THE EXERCISE -
Retype all material exactly. Pictures stay out of the copy.

*** RECORDED DATA ***

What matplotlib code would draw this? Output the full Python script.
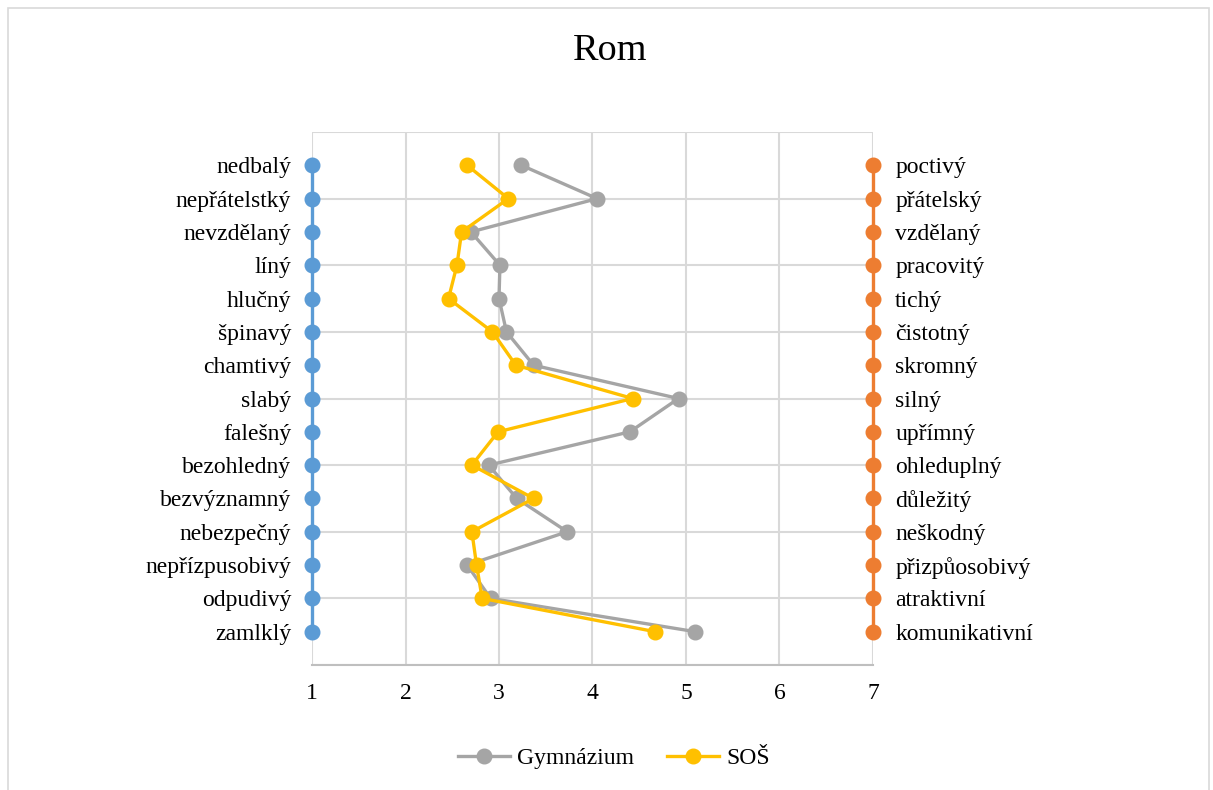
import matplotlib
matplotlib.use("Agg")
import matplotlib.pyplot as plt
from matplotlib.lines import Line2D

plt.rcParams['font.family'] = ['Liberation Serif', 'DejaVu Serif']

# Semantic differential: negative pole (left) and positive pole (right)
left_labels = ["nedbalý", "nepřátelstký", "nevzdělaný", "líný", "hlučný", "špinavý",
               "chamtivý", "slabý", "falešný", "bezohledný", "bezvýznamný",
               "nebezpečný", "nepřízpusobivý", "odpudivý", "zamlklý"]
right_labels = ["poctivý", "přátelský", "vzdělaný", "pracovitý", "tichý", "čistotný",
                "skromný", "silný", "upřímný", "ohleduplný", "důležitý",
                "neškodný", "přizpůosobivý", "atraktivní", "komunikativní"]

# Mean ratings on the 1–7 scale, listed top to bottom
gymnazium = [3.24, 4.05, 2.70, 3.01, 3.00, 3.08, 3.37, 4.92, 4.40, 2.89,
             3.19, 3.73, 2.66, 2.91, 5.10]
sos = [2.66, 3.10, 2.60, 2.55, 2.46, 2.93, 3.18, 4.43, 2.99, 2.71,
       3.37, 2.71, 2.76, 2.82, 4.67]

x_ticks = [1, 2, 3, 4, 5, 6, 7]

n = len(left_labels)
rows = [n - i for i in range(n)]  # 15 at the top, 1 at the bottom

W, H = 1213, 790
fig = plt.figure(figsize=(W / 100, H / 100), dpi=100)

# Outer chart frame
frame = plt.Rectangle((8 / W, -0.1), (1209 - 8) / W, 1.1 - 8 / H,
                      transform=fig.transFigure, fill=False,
                      edgecolor="#D9D9D9", linewidth=1.2)
fig.patches.append(frame)

ax = fig.add_axes([312 / W, 1 - 665 / H, (873 - 312) / W, (665 - 132) / H])
ax.set_xlim(1, 7)
ax.set_ylim(0, 16)

grid_c = "#D9D9D9"
for xv in x_ticks:
    ax.axvline(xv, color=grid_c, linewidth=1.5, zorder=0)
for yv in range(0, 17, 2):
    ax.axhline(yv, color=grid_c, linewidth=1.5, zorder=0)

for s in ax.spines.values():
    s.set_visible(False)
ax.spines['bottom'].set_visible(True)
ax.spines['bottom'].set_color("#BFBFBF")
ax.spines['bottom'].set_linewidth(1.5)

fs = 17.0
lw = 2.4
ms = 10.5

# Pole anchors
ax.plot([1] * n, rows, color="#5B9BD5", linewidth=lw, marker="o", markersize=ms,
        zorder=3, clip_on=False)
ax.plot([7] * n, rows, color="#ED7D31", linewidth=lw, marker="o", markersize=ms,
        zorder=3, clip_on=False)

# Group profiles
ax.plot(gymnazium, rows, color="#A5A5A5", linewidth=lw, marker="o", markersize=ms,
        zorder=4, label="Gymnázium")
ax.plot(sos, rows, color="#FFC000", linewidth=lw, marker="o", markersize=ms,
        zorder=5, label="SOŠ")

ax.set_xticks(x_ticks)
ax.set_xticklabels([str(v) for v in x_ticks], fontsize=fs)
ax.tick_params(axis='x', length=0, pad=13)

ax.set_yticks(rows)
ax.set_yticklabels(left_labels, fontsize=fs)
ax.tick_params(axis='y', length=0, pad=15)

ax2 = ax.twinx()
ax2.set_ylim(0, 16)
ax2.set_yticks(rows)
ax2.set_yticklabels(right_labels, fontsize=fs)
ax2.tick_params(axis='y', length=0, pad=16)
for s in ax2.spines.values():
    s.set_visible(False)

fig.text(610 / W, 1 - 51 / H, "Rom", fontsize=27.5, ha="center", va="center")

handles = [
    Line2D([], [], color="#A5A5A5", linewidth=lw, marker="o", markersize=ms),
    Line2D([], [], color="#FFC000", linewidth=lw, marker="o", markersize=ms),
]
fig.legend(handles, ["Gymnázium", "SOŠ"], loc="center",
           bbox_to_anchor=(614 / W, 1 - 758 / H), ncol=2, frameon=False,
           fontsize=fs, handlelength=2.2, handletextpad=0.3, columnspacing=1.4)

fig.savefig("out.png", dpi=100)
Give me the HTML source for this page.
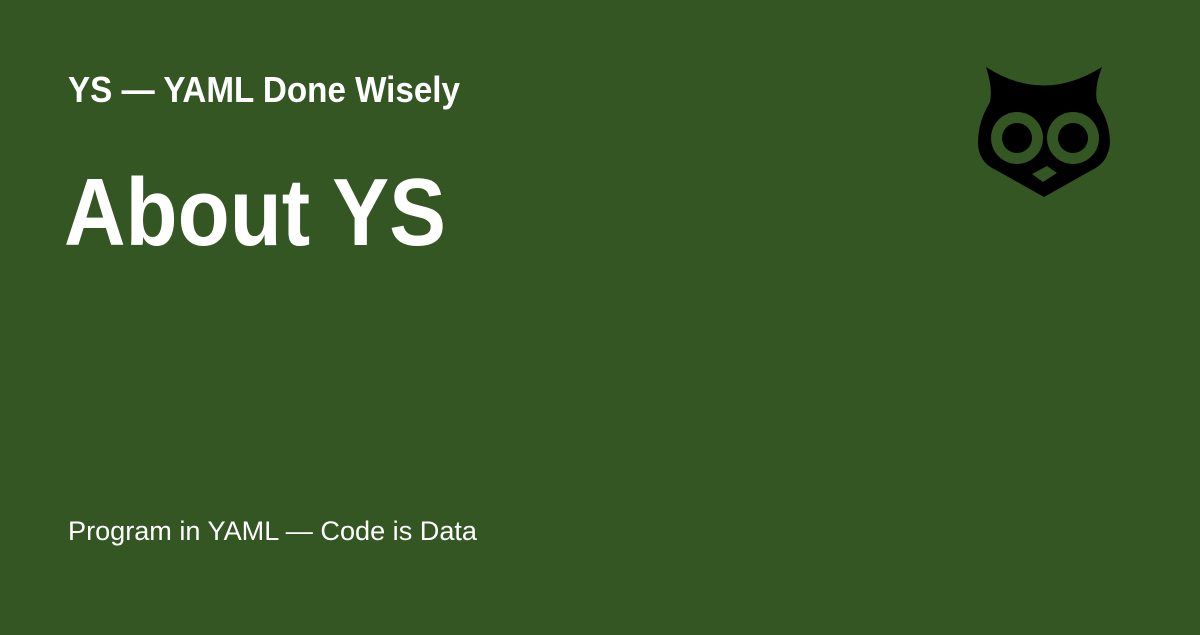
<!DOCTYPE html>
<html><head><meta charset="utf-8"><style>
html,body{margin:0;padding:0;}
body{width:1200px;height:630px;background:#335623;overflow:hidden;}
svg text{font-family:"Liberation Sans",sans-serif;fill:#fff;}
</style></head><body>
<svg width="1200" height="630" viewBox="0 0 1200 630" xmlns="http://www.w3.org/2000/svg">
<rect x="0" y="0" width="1200" height="630" fill="#335623"/>
<text x="68" y="102" font-size="36" font-weight="bold" textLength="392" lengthAdjust="spacingAndGlyphs">YS — YAML Done Wisely</text>
<text x="64" y="245" font-size="96" font-weight="bold" textLength="382" lengthAdjust="spacingAndGlyphs">About YS</text>
<text x="68" y="540" font-size="27" textLength="409" lengthAdjust="spacingAndGlyphs">Program in YAML — Code is Data</text>
<g>
<path d="M986,67 Q1043,104 1102,67 Q1094,88 1097,102 Q1110,122 1110,142 Q1109,162 1092,170 L1044,197 L996,170 Q978,162 978,142 Q978,122 990,102 Q993,88 986,67 Z" fill="#000"/>
<circle cx="1017" cy="138" r="26" fill="#335623"/>
<circle cx="1017" cy="138" r="15" fill="#000"/>
<circle cx="1073" cy="138" r="26" fill="#335623"/>
<circle cx="1073" cy="138" r="15" fill="#000"/>
<path d="M1032,174 L1047,166 L1057,173 L1043,182 Z" fill="#335623"/>
</g>
</svg>
</body></html>
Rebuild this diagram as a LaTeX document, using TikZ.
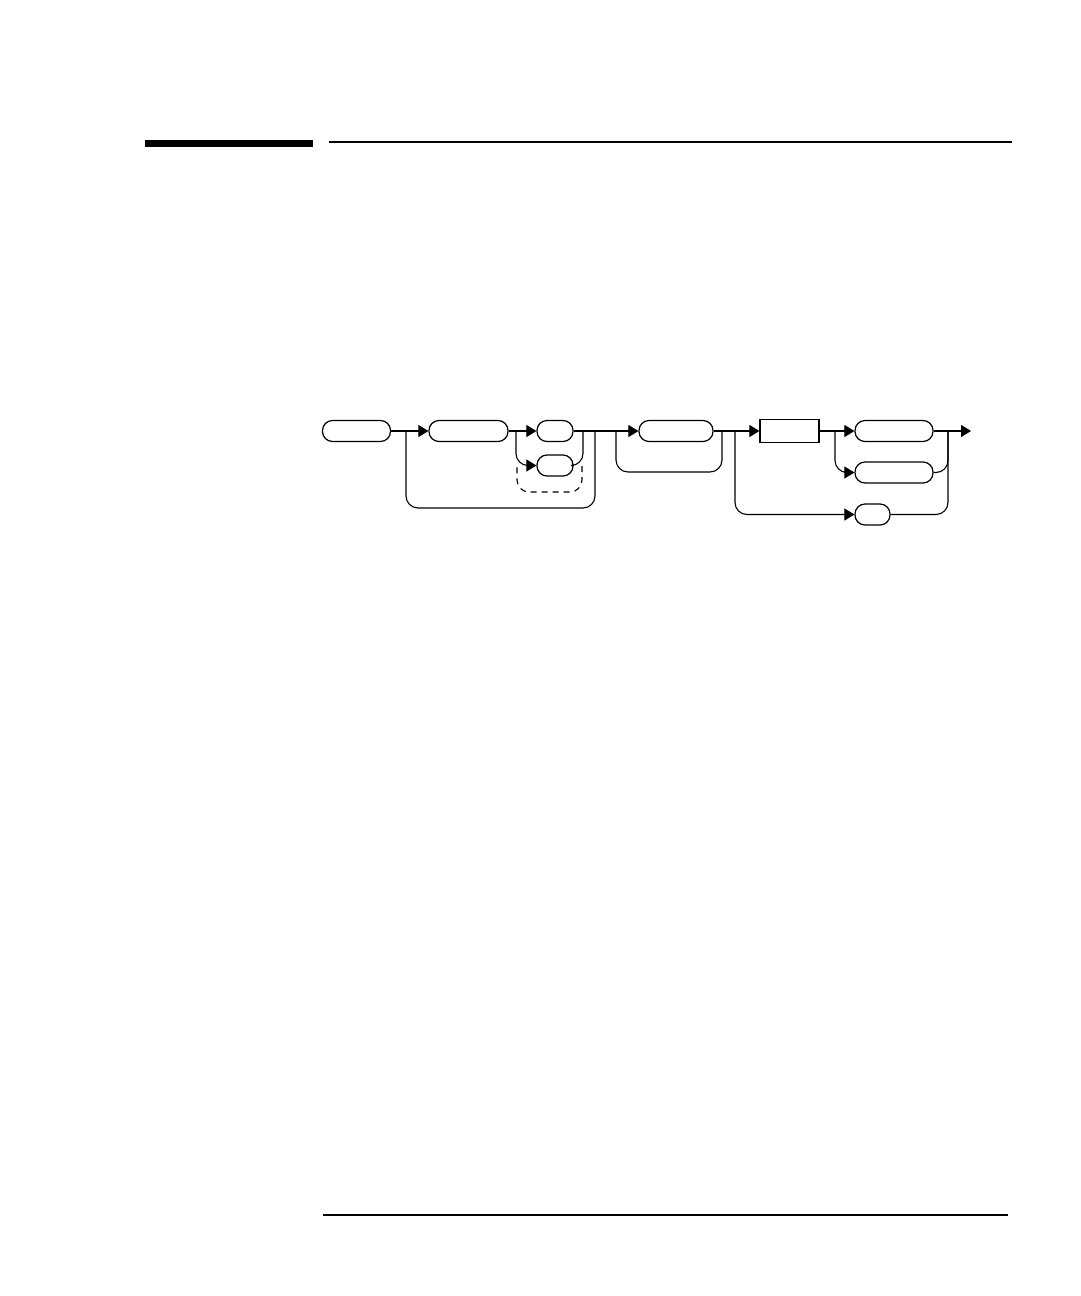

***

TASK RESULT -
What matplotlib code would draw this? Output the full Python script.
import matplotlib
matplotlib.use("Agg")
import matplotlib.pyplot as plt
from matplotlib.lines import Line2D

plt.rcParams['font.family'] = ['Liberation Serif', 'DejaVu Serif']

# Semantic differential: negative pole (left) and positive pole (right)
left_labels = ["nedbalý", "nepřátelstký", "nevzdělaný", "líný", "hlučný", "špinavý",
               "chamtivý", "slabý", "falešný", "bezohledný", "bezvýznamný",
               "nebezpečný", "nepřízpusobivý", "odpudivý", "zamlklý"]
right_labels = ["poctivý", "přátelský", "vzdělaný", "pracovitý", "tichý", "čistotný",
                "skromný", "silný", "upřímný", "ohleduplný", "důležitý",
                "neškodný", "přizpůosobivý", "atraktivní", "komunikativní"]

# Mean ratings on the 1–7 scale, listed top to bottom
gymnazium = [3.24, 4.05, 2.70, 3.01, 3.00, 3.08, 3.37, 4.92, 4.40, 2.89,
             3.19, 3.73, 2.66, 2.91, 5.10]
sos = [2.66, 3.10, 2.60, 2.55, 2.46, 2.93, 3.18, 4.43, 2.99, 2.71,
       3.37, 2.71, 2.76, 2.82, 4.67]

x_ticks = [1, 2, 3, 4, 5, 6, 7]

n = len(left_labels)
rows = [n - i for i in range(n)]  # 15 at the top, 1 at the bottom

W, H = 1213, 790
fig = plt.figure(figsize=(W / 100, H / 100), dpi=100)

# Outer chart frame
frame = plt.Rectangle((8 / W, -0.1), (1209 - 8) / W, 1.1 - 8 / H,
                      transform=fig.transFigure, fill=False,
                      edgecolor="#D9D9D9", linewidth=1.2)
fig.patches.append(frame)

ax = fig.add_axes([312 / W, 1 - 665 / H, (873 - 312) / W, (665 - 132) / H])
ax.set_xlim(1, 7)
ax.set_ylim(0, 16)

grid_c = "#D9D9D9"
for xv in x_ticks:
    ax.axvline(xv, color=grid_c, linewidth=1.5, zorder=0)
for yv in range(0, 17, 2):
    ax.axhline(yv, color=grid_c, linewidth=1.5, zorder=0)

for s in ax.spines.values():
    s.set_visible(False)
ax.spines['bottom'].set_visible(True)
ax.spines['bottom'].set_color("#BFBFBF")
ax.spines['bottom'].set_linewidth(1.5)

fs = 17.0
lw = 2.4
ms = 10.5

# Pole anchors
ax.plot([1] * n, rows, color="#5B9BD5", linewidth=lw, marker="o", markersize=ms,
        zorder=3, clip_on=False)
ax.plot([7] * n, rows, color="#ED7D31", linewidth=lw, marker="o", markersize=ms,
        zorder=3, clip_on=False)

# Group profiles
ax.plot(gymnazium, rows, color="#A5A5A5", linewidth=lw, marker="o", markersize=ms,
        zorder=4, label="Gymnázium")
ax.plot(sos, rows, color="#FFC000", linewidth=lw, marker="o", markersize=ms,
        zorder=5, label="SOŠ")

ax.set_xticks(x_ticks)
ax.set_xticklabels([str(v) for v in x_ticks], fontsize=fs)
ax.tick_params(axis='x', length=0, pad=13)

ax.set_yticks(rows)
ax.set_yticklabels(left_labels, fontsize=fs)
ax.tick_params(axis='y', length=0, pad=15)

ax2 = ax.twinx()
ax2.set_ylim(0, 16)
ax2.set_yticks(rows)
ax2.set_yticklabels(right_labels, fontsize=fs)
ax2.tick_params(axis='y', length=0, pad=16)
for s in ax2.spines.values():
    s.set_visible(False)

fig.text(610 / W, 1 - 51 / H, "Rom", fontsize=27.5, ha="center", va="center")

handles = [
    Line2D([], [], color="#A5A5A5", linewidth=lw, marker="o", markersize=ms),
    Line2D([], [], color="#FFC000", linewidth=lw, marker="o", markersize=ms),
]
fig.legend(handles, ["Gymnázium", "SOŠ"], loc="center",
           bbox_to_anchor=(614 / W, 1 - 758 / H), ncol=2, frameon=False,
           fontsize=fs, handlelength=2.2, handletextpad=0.3, columnspacing=1.4)

fig.savefig("out.png", dpi=100)
Give me the HTML source for this page.
<!DOCTYPE html>
<html><head><meta charset="utf-8"><style>
html,body{margin:0;padding:0;}
body{width:1200px;height:630px;background:#335623;overflow:hidden;}
svg text{font-family:"Liberation Sans",sans-serif;fill:#fff;}
</style></head><body>
<svg width="1200" height="630" viewBox="0 0 1200 630" xmlns="http://www.w3.org/2000/svg">
<rect x="0" y="0" width="1200" height="630" fill="#335623"/>
<text x="68" y="102" font-size="36" font-weight="bold" textLength="392" lengthAdjust="spacingAndGlyphs">YS — YAML Done Wisely</text>
<text x="64" y="245" font-size="96" font-weight="bold" textLength="382" lengthAdjust="spacingAndGlyphs">About YS</text>
<text x="68" y="540" font-size="27" textLength="409" lengthAdjust="spacingAndGlyphs">Program in YAML — Code is Data</text>
<g>
<path d="M986,67 Q1043,104 1102,67 Q1094,88 1097,102 Q1110,122 1110,142 Q1109,162 1092,170 L1044,197 L996,170 Q978,162 978,142 Q978,122 990,102 Q993,88 986,67 Z" fill="#000"/>
<circle cx="1017" cy="138" r="26" fill="#335623"/>
<circle cx="1017" cy="138" r="15" fill="#000"/>
<circle cx="1073" cy="138" r="26" fill="#335623"/>
<circle cx="1073" cy="138" r="15" fill="#000"/>
<path d="M1032,174 L1047,166 L1057,173 L1043,182 Z" fill="#335623"/>
</g>
</svg>
</body></html>
Rebuild this diagram as a LaTeX document, using TikZ.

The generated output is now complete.